By Tatiana Ryckman


ELJ Publications
September 2014

Reviewed by John David Harding


It would be reductive to compare the short fictions in Tatiana Ryckman's Twenty-Something to the work of Lydia Davis, but similarities do exist between the two in terms of a shared interest in the compression of a moment, a feeling, or a storyline into a very small space. Readers looking for sprawling twenty-page stories with perfectly round characters have come to the wrong place. Some stories in Twenty-Something are no longer than a paragraph while others are a page or two. Paradoxically, then, Ryckman's Twenty-Something shrinks the story's form while expanding the possibilities of short fiction. How does this work?

Twenty-Something asks the reader to reconsider what constitutes a story. Ignoring length and a traditional narrative arc, we must concentrate instead on the distillation of an idea, a brief narrative moment, or an intensely focused insight into a character's interior life.
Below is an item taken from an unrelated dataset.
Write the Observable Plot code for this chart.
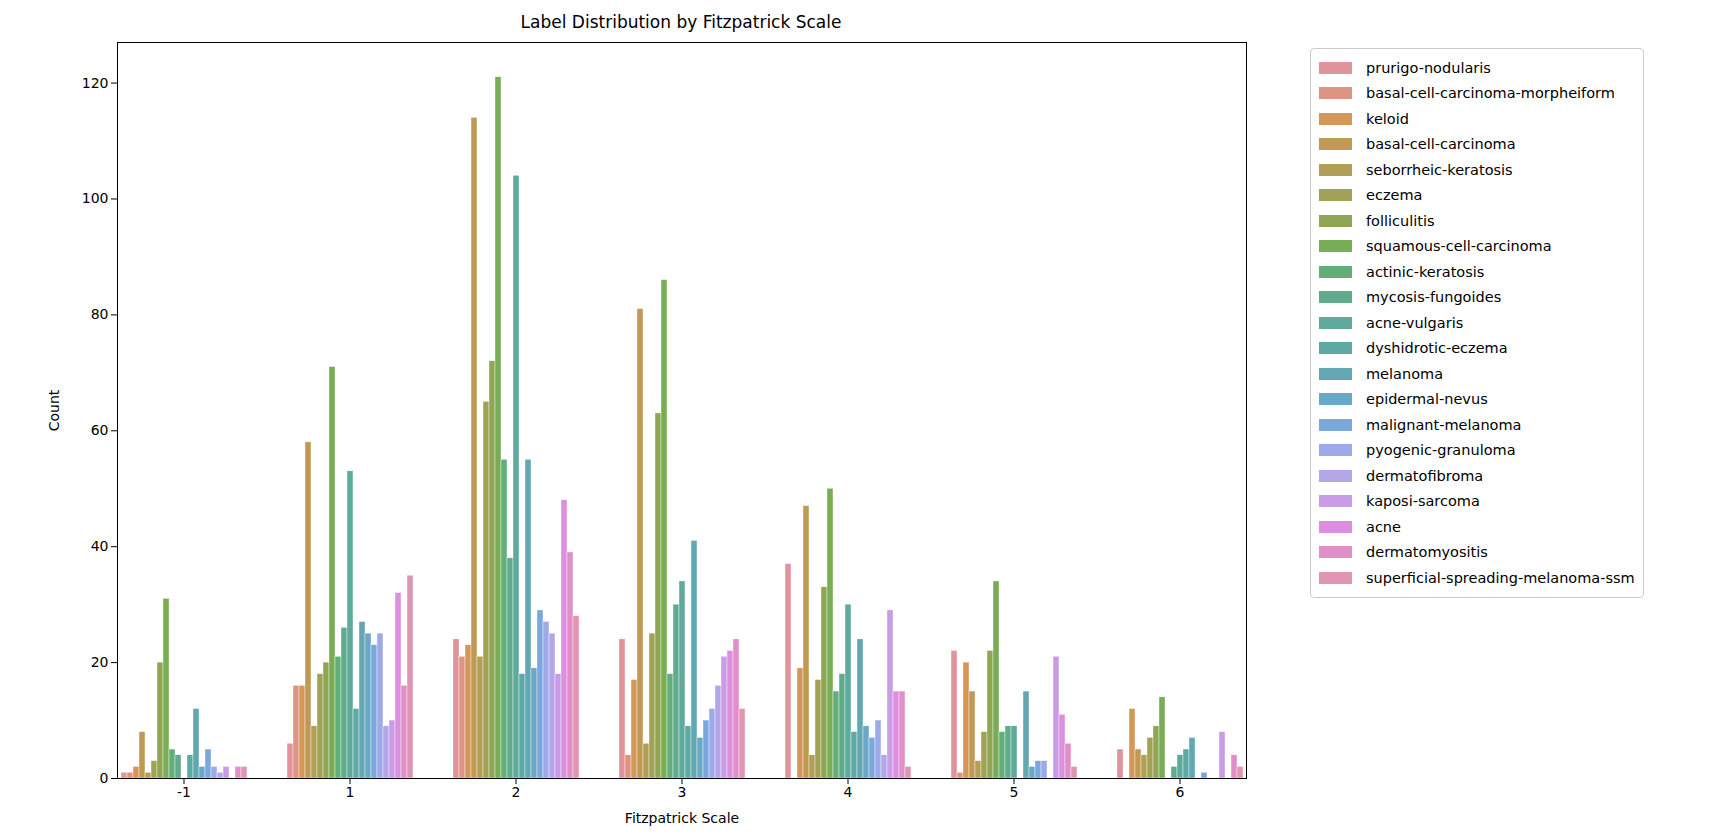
<!DOCTYPE html>
<html><head><meta charset="utf-8">
<script src="https://cdn.jsdelivr.net/npm/d3@7"></script>
<script src="https://cdn.jsdelivr.net/npm/@observablehq/plot@0.6"></script>
<style>
body{margin:0;background:#fff;font-family:"DejaVu Sans",sans-serif;}
#wrap{position:relative;width:1724px;height:840px;}
#title{position:absolute;left:116px;width:1130px;top:12px;text-align:center;font-size:17px;}
#chart{position:absolute;left:0;top:30px;}
#legend{position:absolute;left:1310px;top:48px;border:1px solid #ccc;border-radius:4px;padding:6px 8px;font-size:14.5px;}
.it{display:flex;align-items:center;height:25.5px;}
.sw{width:33px;height:12px;margin-right:14px;}
</style></head>
<body><div id="wrap"><div id="title">Label Distribution by Fitzpatrick Scale</div><div id="chart"></div><div id="legend"></div></div>
<script>
const groups = ["-1","1","2","3","4","5","6"];
const labels = ["prurigo-nodularis","basal-cell-carcinoma-morpheiform","keloid","basal-cell-carcinoma","seborrheic-keratosis","eczema","folliculitis","squamous-cell-carcinoma","actinic-keratosis","mycosis-fungoides","acne-vulgaris","dyshidrotic-eczema","melanoma","epidermal-nevus","malignant-melanoma","pyogenic-granuloma","dermatofibroma","kaposi-sarcoma","acne","dermatomyositis","superficial-spreading-melanoma-ssm"];
const colors = ["#e0939a","#dd9480","#d4975a","#c09a55","#b09f55","#a0a255","#8fa655","#78ad55","#63ae78","#60ab8c","#5faa9c","#5fa9a5","#63a7b3","#6aa8c8","#7aa7dc","#9eaae8","#b4a6e8","#c99ce6","#dc8fde","#e08fc8","#e095b2"];
const countsM1 = [1,1,2,8,1,3,20,31,5,4,0,4,12,2,5,2,1,2,0,2,2];
const counts1 = [6,16,16,58,9,18,20,71,21,26,53,12,27,25,23,25,9,10,32,16,35];
const counts2 = [24,21,23,114,21,65,72,121,55,38,104,18,55,19,29,27,25,18,48,39,28];
const counts3 = [24,4,17,81,6,25,63,86,18,30,34,9,41,7,10,12,16,21,22,24,12];
const counts4 = [37,0,19,47,4,17,33,50,15,18,30,8,24,9,7,10,4,29,15,15,2];
const counts5 = [22,1,20,15,3,8,22,34,8,9,9,0,15,2,3,3,0,21,11,6,2];
const counts6 = [5,0,12,5,4,7,9,14,0,2,4,5,7,0,1,0,0,8,0,4,2];
const series = [countsM1,counts1,counts2,counts3,counts4,counts5,counts6];

const data = [];
groups.forEach((g,gi) => labels.forEach((l,li) => data.push({group:g, label:l, count:series[gi][li]})));

const chart = Plot.plot({
  width: 1260, height: 800,
  marginLeft: 116, marginRight: 14, marginTop: 12, marginBottom: 52,
  style: {fontFamily: "DejaVu Sans", fontSize: "14px", color: "#000"},
  fx: {domain: groups, padding: 0.2, label: "Fitzpatrick Scale", labelAnchor: "center", labelOffset: 44, tickSize: 6},
  x: {domain: labels, axis: null, padding: 0},
  y: {domain: [0,127], ticks: [0,20,40,60,80,100,120], label: "Count", labelAnchor: "center", labelArrow: "none", labelOffset: 68, tickSize: 6},
  color: {domain: labels, range: colors},
  marks: [
    Plot.barY(data, {fx: "group", x: "label", y: "count", fill: "label", stroke: "#fff", strokeWidth: 0.4, inset: 0}),
    Plot.frame({facet: "super", stroke: "#000"})
  ]
});
document.getElementById("chart").append(chart);

const lg = d3.select("#legend");
labels.forEach((l,i) => {
  const it = lg.append("div").attr("class","it");
  it.append("div").attr("class","sw").style("background", colors[i]);
  it.append("span").text(l);
});
</script></body></html>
For this reason, these stories are unsettling, accessible, and satisfying in their brevity. Twenty-Something reads like a manifesto on the shortcomings (and the latent potential) of life, love, family, and short fiction.

The fifteen stories in Twenty-Something benefit from variety in content and form. Among the stories, we find character sketches, historical fiction, straightforward or fragmented narratives, and monologues. Perspectives change from story to story, vacillating between first person and third. Some contain no biographical information about the characters, including their names, making it difficult to determine whether Twenty-Something draws from a central cast of characters or whether the characters are unique to each story. Thus, theories about an overarching narrative hold little weight. It is possible, however, to link these stories together based on thematic commonalities.

Take, for example, the three narrators in "Most Days," "Fellatio," and "Twenty-Something." In "Most Days," Lacy fantasizes about living near the ocean ­– not just any ocean, but an ocean made out of kittens. Once there, she wants "to plunge into the furry waves, to disappear forever in its current." In "Fellatio," the unnamed narrator describes the deep shame experienced when he or she says "stupid things"; after saying something perceived as especially stupid, the narrator adds, "And then I wanted to die." Similarly, in "Twenty-Something," Clarice (who suffers unwanted advances from her boss) reflects both on "the ditch she's considering throwing herself into" and "on the total lack of everything as she passes from one room or moment or year to the next without perceiving that anything will ever change." Though morbid, these thoughts of death are casual enough; we might chalk them up to the angst one feels as a twenty-something who, like Clarice, is disappointed with life and "filled with an impotent anger."

We also encounter several characters for whom intimacy is a complex and troubling experience. In "Getting to Know You," the main character (called "she") has a romantic encounter with a boy who is wearing a wolf mask. Donning the mask, the boy sits beside her on the couch and playfully touches her leg. Just when he is about to remove the mask (which prominently features a "drooling mouth"), she stops him, saying, "No [. . .] It's easier this way." The narrator in "Saltines," a story about a failed relationship, explains that her boyfriend has fallen in love with two different women in the span of a week. Another variation on this recurring theme requires little explanation beyond its title: "All the Reasons I Love You, Even Though Life Is Fleeting and You'll Just Die and Rot Anyway." The main character and a male companion take turns petting each other's tongues; the narrator reminds her partner, however, that "It's not a sex thing [. . .] I just want more from you than you're giving me."

Three stories at the end of the book arguably form a deliberate sequence. The first-person narrators in "Tales from Ukraine," "The Return," and "Tetalita" might be one in the same, considering the stories' interconnected exploration of family and multinational identity. "Tales from Ukraine" comes with an instructive subtitle: "Based on My Limited Travels There, Where I Felt I Identified with People, but Never Figured Out If They Identified with Me." The story also brings a welcomed measure of lighthearted humor: "I considered moving here [to the village] to marry the neighbor boy, but then I found out he was already married. And my cousin." "The Return" focuses on the keenly felt absence of a family's matriarchal figure, Oma. Finally, the narrator of "Tetalita" closes the book with a powerful demonstration of the limits of human understanding (and fiction): "This is what I know about what it's like to be Joe:" it begins, but after the colon, the rest of the page is blank.  

Woeful and frenetic, the stories in Twenty-Something have sharp, jagged edges. Resolutions are subtle or altogether missing, but there is no shortage of conflict and whimsy. The book's cover art, a repeating wallpaper of anatomically correct hearts made out of cats, perfectly sets the mood. Even in the book's gloomier moments, there is a playful bent, a careless attitude, an effervescence. Desires and expectations are continually subverted, but the characters continue to want something more than what they already have. What's hopeful is that, in spite of it all, the characters haven't stopped trying to get what they want. Maybe as readers, we too want something more than what the widely-anthologized stories are giving us. Twenty-Something might be exactly what we need.